WHAT TO DO
Nothing in the data should change when you return it, but leave the pictures out.

SOURCE EXCERPT
<<<<

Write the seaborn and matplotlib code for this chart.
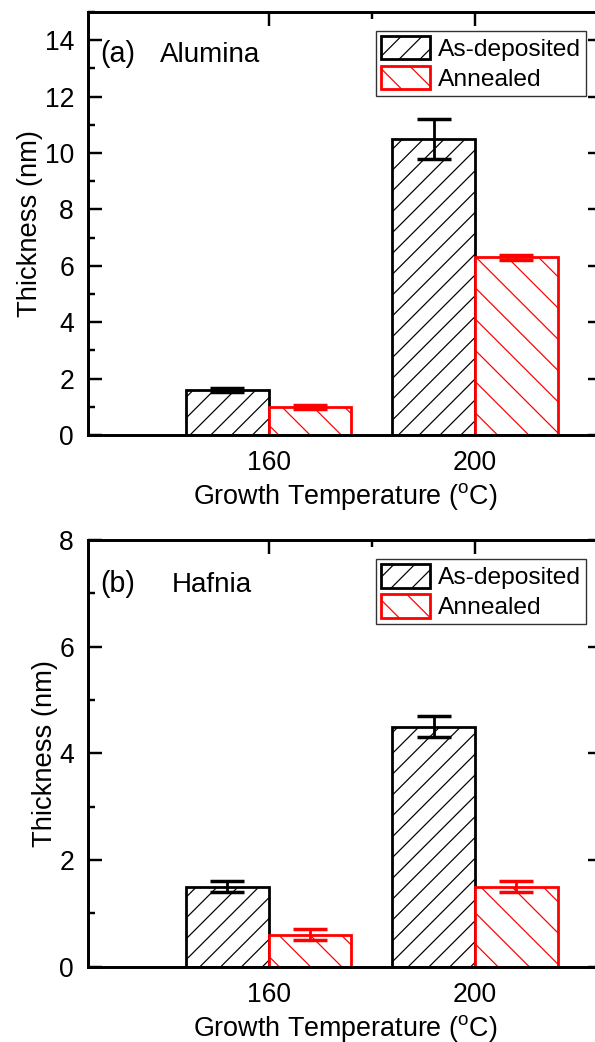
import matplotlib
matplotlib.use("Agg")
import matplotlib.pyplot as plt
import matplotlib.hatch as mhatch
import pandas as pd
import seaborn as sns
from matplotlib.patches import Patch
from matplotlib.ticker import MultipleLocator, FixedLocator

# Growth temperatures (categories on the x axis) and sample conditions
temperatures = ["160", "200"]
conditions = ["As-deposited", "Annealed"]

# Alumina film thickness (nm)
alumina_as_dep = [1.6, 10.5]
alumina_as_dep_err = [0.08, 0.7]
alumina_annealed = [1.0, 6.3]
alumina_annealed_err = [0.08, 0.08]

# Hafnia film thickness (nm)
hafnia_as_dep = [1.5, 4.5]
hafnia_as_dep_err = [0.1, 0.2]
hafnia_annealed = [0.6, 1.5]
hafnia_annealed_err = [0.1, 0.1]

panel_tags = ["(a)", "(b)"]
panel_names = ["Alumina", "Hafnia"]
y_max = [15, 8]

colors = ["black", "#ff0000"]
hatches = ["//", "\\"]


class WideSouthEastHatch(mhatch.SouthEastHatch):
    """Back-slash hatch with a somewhat wider line spacing."""

    def __init__(self, hatch, density):
        super().__init__(hatch, density)
        n = hatch.count("\\") + hatch.count("x") + hatch.count("X")
        self.num_lines = int(n * density * 4 / 3)
        self.num_vertices = (self.num_lines + 1) * 2 if self.num_lines else 0


mhatch._hatch_types = [WideSouthEastHatch if t is mhatch.SouthEastHatch else t
                       for t in mhatch._hatch_types]

sns.set_style("ticks")
plt.rcParams["font.family"] = ["Liberation Sans", "DejaVu Sans"]
plt.rcParams["mathtext.fontset"] = "custom"
plt.rcParams["mathtext.rm"] = "Liberation Sans"
plt.rcParams["hatch.linewidth"] = 0.7
for key in ["text.color", "axes.labelcolor", "xtick.color", "ytick.color",
            "axes.edgecolor"]:
    plt.rcParams[key] = "black"

DPI = 125
fig = plt.figure(figsize=(595 / DPI, 1042 / DPI), dpi=DPI)
ax_a = fig.add_axes([0.1479, 0.5825, 0.8639, 0.4060])
ax_b = fig.add_axes([0.1479, 0.0722, 0.8639, 0.4095])


def draw_panel(ax, as_dep, as_dep_err, ann, ann_err, tag, name, name_x, text_y,
               ymax, ystep):
    df = pd.DataFrame({
        "Temperature": temperatures * 2,
        "Condition": [conditions[0]] * len(temperatures) + [conditions[1]] * len(temperatures),
        "Thickness": as_dep + ann,
    })
    sns.barplot(data=df, x="Temperature", y="Thickness", hue="Condition",
                order=temperatures, hue_order=conditions,
                palette={c: "white" for c in conditions}, saturation=1,
                errorbar=None, width=0.8, legend=False, ax=ax)

    for cont, color, hatch, vals, errs in zip(ax.containers, colors, hatches,
                                              [as_dep, ann], [as_dep_err, ann_err]):
        centers = []
        for bar in cont:
            bar.set_facecolor("white")
            bar.set_edgecolor(color)
            bar.set_hatch(hatch)
            bar.set_linewidth(1.6)
            centers.append(bar.get_x() + bar.get_width() / 2)
        ax.errorbar(centers, vals, yerr=errs, fmt="none", ecolor=color,
                    elinewidth=1.6, capsize=10, capthick=2.0, zorder=4)

    ax.set_xlim(-0.875, 1.615)
    ax.set_ylim(0, ymax)
    ax.yaxis.set_major_locator(MultipleLocator(ystep))
    ax.yaxis.set_minor_locator(MultipleLocator(ystep / 2))
    ax.xaxis.set_minor_locator(FixedLocator([0.5]))

    ax.tick_params(which="both", direction="in", top=True, right=True,
                   labelsize=15.3, width=1.4, color="black", labelcolor="black")
    ax.tick_params(which="major", length=8)
    ax.tick_params(which="minor", length=4, bottom=False)
    ax.tick_params(axis="x", pad=8.5)
    ax.tick_params(axis="y", pad=8)
    for sp in ax.spines.values():
        sp.set_linewidth(1.7)
        sp.set_color("black")

    ax.set_xlabel("Growth Temperature ($^{\\mathrm{o}}$C)", fontsize=15.5,
                  labelpad=3, color="black")
    ax.set_ylabel("Thickness (nm)", fontsize=15.8, labelpad=1, color="black")
    ax.text(0.023, text_y, tag, transform=ax.transAxes, ha="left",
            va="baseline", fontsize=16.5, color="black")
    ax.text(name_x, text_y, name, transform=ax.transAxes, ha="left",
            va="baseline", fontsize=16, color="black")

    handles = [Patch(facecolor="white", edgecolor=c, hatch=h, linewidth=1.6, label=l)
               for c, h, l in zip(colors, hatches, conditions)]
    leg = ax.legend(handles=handles, loc="upper right", bbox_to_anchor=(0.969, 0.955),
                    fontsize=14.1, frameon=True, fancybox=False, borderpad=0.2,
                    labelspacing=0.2, handlelength=2.0, handleheight=1.1,
                    handletextpad=0.35, borderaxespad=0)
    leg.get_frame().set_edgecolor("black")
    leg.get_frame().set_linewidth(0.8)
    for t in leg.get_texts():
        t.set_color("black")


draw_panel(ax_a, alumina_as_dep, alumina_as_dep_err, alumina_annealed,
           alumina_annealed_err, panel_tags[0], panel_names[0], 0.140, 0.882,
           y_max[0], 2)
draw_panel(ax_b, hafnia_as_dep, hafnia_as_dep_err, hafnia_annealed,
           hafnia_annealed_err, panel_tags[1], panel_names[1], 0.163, 0.878,
           y_max[1], 2)

fig.savefig("out.png", dpi=DPI)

>>>>

EXPECTED ANSWER
Write the seaborn and matplotlib code for this chart.
import matplotlib
matplotlib.use("Agg")
import matplotlib.pyplot as plt
import matplotlib.hatch as mhatch
import pandas as pd
import seaborn as sns
from matplotlib.patches import Patch
from matplotlib.ticker import MultipleLocator, FixedLocator

# Growth temperatures (categories on the x axis) and sample conditions
temperatures = ["160", "200"]
conditions = ["As-deposited", "Annealed"]

# Alumina film thickness (nm)
alumina_as_dep = [1.6, 10.5]
alumina_as_dep_err = [0.08, 0.7]
alumina_annealed = [1.0, 6.3]
alumina_annealed_err = [0.08, 0.08]

# Hafnia film thickness (nm)
hafnia_as_dep = [1.5, 4.5]
hafnia_as_dep_err = [0.1, 0.2]
hafnia_annealed = [0.6, 1.5]
hafnia_annealed_err = [0.1, 0.1]

panel_tags = ["(a)", "(b)"]
panel_names = ["Alumina", "Hafnia"]
y_max = [15, 8]

colors = ["black", "#ff0000"]
hatches = ["//", "\\"]


class WideSouthEastHatch(mhatch.SouthEastHatch):
    """Back-slash hatch with a somewhat wider line spacing."""

    def __init__(self, hatch, density):
        super().__init__(hatch, density)
        n = hatch.count("\\") + hatch.count("x") + hatch.count("X")
        self.num_lines = int(n * density * 4 / 3)
        self.num_vertices = (self.num_lines + 1) * 2 if self.num_lines else 0


mhatch._hatch_types = [WideSouthEastHatch if t is mhatch.SouthEastHatch else t
                       for t in mhatch._hatch_types]

sns.set_style("ticks")
plt.rcParams["font.family"] = ["Liberation Sans", "DejaVu Sans"]
plt.rcParams["mathtext.fontset"] = "custom"
plt.rcParams["mathtext.rm"] = "Liberation Sans"
plt.rcParams["hatch.linewidth"] = 0.7
for key in ["text.color", "axes.labelcolor", "xtick.color", "ytick.color",
            "axes.edgecolor"]:
    plt.rcParams[key] = "black"

DPI = 125
fig = plt.figure(figsize=(595 / DPI, 1042 / DPI), dpi=DPI)
ax_a = fig.add_axes([0.1479, 0.5825, 0.8639, 0.4060])
ax_b = fig.add_axes([0.1479, 0.0722, 0.8639, 0.4095])


def draw_panel(ax, as_dep, as_dep_err, ann, ann_err, tag, name, name_x, text_y,
               ymax, ystep):
    df = pd.DataFrame({
        "Temperature": temperatures * 2,
        "Condition": [conditions[0]] * len(temperatures) + [conditions[1]] * len(temperatures),
        "Thickness": as_dep + ann,
    })
    sns.barplot(data=df, x="Temperature", y="Thickness", hue="Condition",
                order=temperatures, hue_order=conditions,
                palette={c: "white" for c in conditions}, saturation=1,
                errorbar=None, width=0.8, legend=False, ax=ax)

    for cont, color, hatch, vals, errs in zip(ax.containers, colors, hatches,
                                              [as_dep, ann], [as_dep_err, ann_err]):
        centers = []
        for bar in cont:
            bar.set_facecolor("white")
            bar.set_edgecolor(color)
            bar.set_hatch(hatch)
            bar.set_linewidth(1.6)
            centers.append(bar.get_x() + bar.get_width() / 2)
        ax.errorbar(centers, vals, yerr=errs, fmt="none", ecolor=color,
                    elinewidth=1.6, capsize=10, capthick=2.0, zorder=4)

    ax.set_xlim(-0.875, 1.615)
    ax.set_ylim(0, ymax)
    ax.yaxis.set_major_locator(MultipleLocator(ystep))
    ax.yaxis.set_minor_locator(MultipleLocator(ystep / 2))
    ax.xaxis.set_minor_locator(FixedLocator([0.5]))

    ax.tick_params(which="both", direction="in", top=True, right=True,
                   labelsize=15.3, width=1.4, color="black", labelcolor="black")
    ax.tick_params(which="major", length=8)
    ax.tick_params(which="minor", length=4, bottom=False)
    ax.tick_params(axis="x", pad=8.5)
    ax.tick_params(axis="y", pad=8)
    for sp in ax.spines.values():
        sp.set_linewidth(1.7)
        sp.set_color("black")

    ax.set_xlabel("Growth Temperature ($^{\\mathrm{o}}$C)", fontsize=15.5,
                  labelpad=3, color="black")
    ax.set_ylabel("Thickness (nm)", fontsize=15.8, labelpad=1, color="black")
    ax.text(0.023, text_y, tag, transform=ax.transAxes, ha="left",
            va="baseline", fontsize=16.5, color="black")
    ax.text(name_x, text_y, name, transform=ax.transAxes, ha="left",
            va="baseline", fontsize=16, color="black")

    handles = [Patch(facecolor="white", edgecolor=c, hatch=h, linewidth=1.6, label=l)
               for c, h, l in zip(colors, hatches, conditions)]
    leg = ax.legend(handles=handles, loc="upper right", bbox_to_anchor=(0.969, 0.955),
                    fontsize=14.1, frameon=True, fancybox=False, borderpad=0.2,
                    labelspacing=0.2, handlelength=2.0, handleheight=1.1,
                    handletextpad=0.35, borderaxespad=0)
    leg.get_frame().set_edgecolor("black")
    leg.get_frame().set_linewidth(0.8)
    for t in leg.get_texts():
        t.set_color("black")


draw_panel(ax_a, alumina_as_dep, alumina_as_dep_err, alumina_annealed,
           alumina_annealed_err, panel_tags[0], panel_names[0], 0.140, 0.882,
           y_max[0], 2)
draw_panel(ax_b, hafnia_as_dep, hafnia_as_dep_err, hafnia_annealed,
           hafnia_annealed_err, panel_tags[1], panel_names[1], 0.163, 0.878,
           y_max[1], 2)

fig.savefig("out.png", dpi=DPI)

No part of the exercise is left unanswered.